While Obama said he wasn't opposed "in theory" to killing criminals convicted of heinous crimes, he said that data showing racial biases and wrongful convictions have prompted him to wonder whether the death penalty remains a legitimate tool.

Obama was speaking to former New York Times editor Bill Keller, who now runs The Marshall Project, a news organization focused on criminal justice issues.

"There are certain crimes that are so beyond the pale that I understand society's need to express its outrage," he said. "So I have not traditionally been opposed to the death penalty in theory.

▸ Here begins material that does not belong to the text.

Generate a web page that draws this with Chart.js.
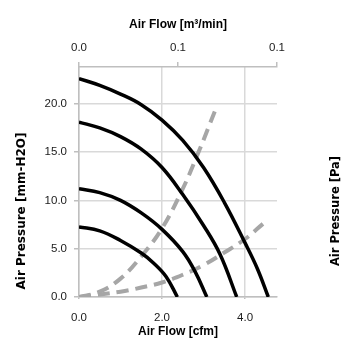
<!DOCTYPE html>
<html><head><meta charset="utf-8">
<script src="https://cdn.jsdelivr.net/npm/chart.js@4/dist/chart.umd.min.js"></script>
<style>html,body{margin:0;padding:0;background:#fff}#wrap{width:355px;height:355px}</style>
</head><body><div id="wrap"><canvas id="c" width="355" height="355"></canvas></div>
<script>
// ---- data ----
const xTicks = [0, 2, 4];
const yTicks = [0, 5, 10, 15, 20];
const topTicks = [0, 0.0675, 0.135];
const xMax = 4.77, yMax = 23.8, topMax = 0.135;

const fan1X = [0, 0.5, 1.0, 1.5, 2.0, 2.5, 3.0, 3.5, 4.0, 4.3, 4.56];
const fan1Y = [22.6, 21.9, 21.0, 19.9, 18.3, 16.2, 13.4, 9.8, 5.6, 2.9, 0];
const fan2X = [0, 0.5, 1.0, 1.5, 2.0, 2.5, 3.0, 3.4, 3.8];
const fan2Y = [18.1, 17.5, 16.6, 15.3, 13.4, 10.6, 7.4, 4.4, 0];
const fan3X = [0, 0.5, 1.0, 1.5, 2.0, 2.5, 2.8, 3.08];
const fan3Y = [11.2, 10.8, 10.0, 8.7, 7.0, 4.7, 2.6, 0];
const fan4X = [0, 0.5, 1.0, 1.5, 1.8, 2.1, 2.37];
const fan4Y = [7.25, 6.85, 5.85, 4.55, 3.5, 2.1, 0];
const sysAX = [0, 0.5, 1.0, 1.5, 2.0, 2.5, 2.9, 3.28];
const sysAY = [0, 0.55, 1.9, 4.2, 7.1, 11.2, 15.2, 19.3];
const sysBX = [0, 1.0, 1.5, 2.0, 2.5, 3.0, 3.5, 4.0, 4.44];
const sysBY = [0, 0.55, 0.98, 1.5, 2.3, 3.3, 4.6, 6.0, 7.6];

const topTitle = 'Air Flow [m³/min]';
const bottomTitle = 'Air Flow [cfm]';
const leftTitle = 'Air Pressure [mm-H2O]';
const rightTitle = 'Air Pressure [Pa]';

const pts = (xs, ys) => xs.map((x, i) => ({x, y: ys[i]}));
const solid = (xs, ys) => ({data: pts(xs, ys), borderColor: '#000', borderWidth: 3.5, showLine: true,
  pointRadius: 0, tension: 0.4, fill: false});
const dashed = (xs, ys) => ({data: pts(xs, ys), borderColor: '#a6a6a6', borderWidth: 4, borderDash: [12, 7],
  showLine: true, pointRadius: 0, tension: 0.4, fill: false});

const tickFont = {family: '"Liberation Sans", Arial, sans-serif', size: 11.5};
const gridCol = '#d9d9d9', axisCol = '#bfbfbf';

const titles = {
  id: 'titles',
  afterDraw(chart) {
    const ctx = chart.ctx, a = chart.chartArea;
    const cx = (a.left + a.right) / 2;
    ctx.save();
    ctx.fillStyle = '#000';
    ctx.textAlign = 'center';
    ctx.textBaseline = 'middle';
    ctx.font = 'bold 12px "Liberation Sans", Arial, sans-serif';
    ctx.fillText(topTitle, cx, 25);
    ctx.fillText(bottomTitle, cx, 332);
    ctx.font = 'bold 12px "DejaVu Sans", sans-serif';
    ctx.save(); ctx.translate(22, 211); ctx.rotate(-Math.PI / 2); ctx.fillText(leftTitle, 0, 0); ctx.restore();
    ctx.font = 'bold 11.5px "DejaVu Sans", sans-serif';
    ctx.save(); ctx.translate(336, 211); ctx.rotate(-Math.PI / 2); ctx.fillText(rightTitle, 0, 0); ctx.restore();
    ctx.restore();
  }
};

new Chart(document.getElementById('c'), {
  type: 'scatter',
  data: {datasets: [
    solid(fan1X, fan1Y), solid(fan2X, fan2Y), solid(fan3X, fan3Y), solid(fan4X, fan4Y),
    dashed(sysAX, sysAY), dashed(sysBX, sysBY)
  ]},
  options: {
    responsive: false, animation: false,
    layout: {padding: {left: 0, right: 78, top: 0, bottom: 0}},
    plugins: {legend: {display: false}, tooltip: {enabled: false}},
    scales: {
      x: {type: 'linear', position: 'bottom', min: 0, max: xMax,
        afterBuildTicks: s => { s.ticks = xTicks.map(v => ({value: v})); },
        afterFit: s => { s.height = 58; },
        ticks: {font: tickFont, color: '#1a1a1a', padding: 12, maxRotation: 0, callback: v => v.toFixed(1)},
        grid: {color: gridCol, lineWidth: 1.5, tickLength: 2, tickColor: axisCol},
        border: {color: axisCol, width: 1.5}},
      x2: {type: 'linear', position: 'top', min: 0, max: topMax,
        afterBuildTicks: s => { s.ticks = topTicks.map(v => ({value: v})); },
        afterFit: s => { s.height = 67; },
        ticks: {font: tickFont, color: '#1a1a1a', padding: 7, maxRotation: 0, callback: v => v.toFixed(1)},
        grid: {drawOnChartArea: false, tickLength: 5, tickColor: axisCol, lineWidth: 1.5},
        border: {color: axisCol, width: 1.5}},
      y: {type: 'linear', position: 'left', min: 0, max: yMax,
        afterBuildTicks: s => { s.ticks = yTicks.map(v => ({value: v})); },
        afterFit: s => { s.width = 79; },
        ticks: {font: tickFont, color: '#1a1a1a', padding: 7, callback: v => v.toFixed(1)},
        grid: {color: gridCol, lineWidth: 1.5, tickLength: 5, tickColor: axisCol},
        border: {color: axisCol, width: 1.5}}
    }
  },
  plugins: [titles]
});
</script>
</body></html>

But in practice it's deeply troubling."

Saying he's "struggled for quite some time" over the death penalty, Obama also said recent botched executions have led him to wonder whether the application of capital punishment is still legal.

"We know that in the application of the death penalty we've had recent cases, by any standard, it has not been swift and painless but rather gruesome and clumsy," he said.

In the aftermath of one of those executions gone wrong — an Oklahoma incident that left an accused murderer writhing and convulsing for several minutes — Obama asked the Justice Department to conduct a review of death penalty practices.

Since then, several states have suspended executions, either for legal reasons or because drug companies have stopped supplying the drugs needed for lethal injections.

This week, conservative Supreme Court Justice Antonin Scalia said "it wouldn't surprise me" if the high court strikes down capital punishment in the United States, he told CBS News, though he's made similar predictions in the past.

But the case to abolish U.S. executions has gained greater traction in recent months, including an opinion from liberal Supreme Court Justice Stephen Breyer, who questioned the constitutionality of capital punishment in an opinion this summer.

"This is not what people expected when they wrote the cases upholding the death penalty more than 40 years ago, and therefore I think it's time to revisit the issue," Breyer told CNN's Wolf Blitzer in an interview this fall.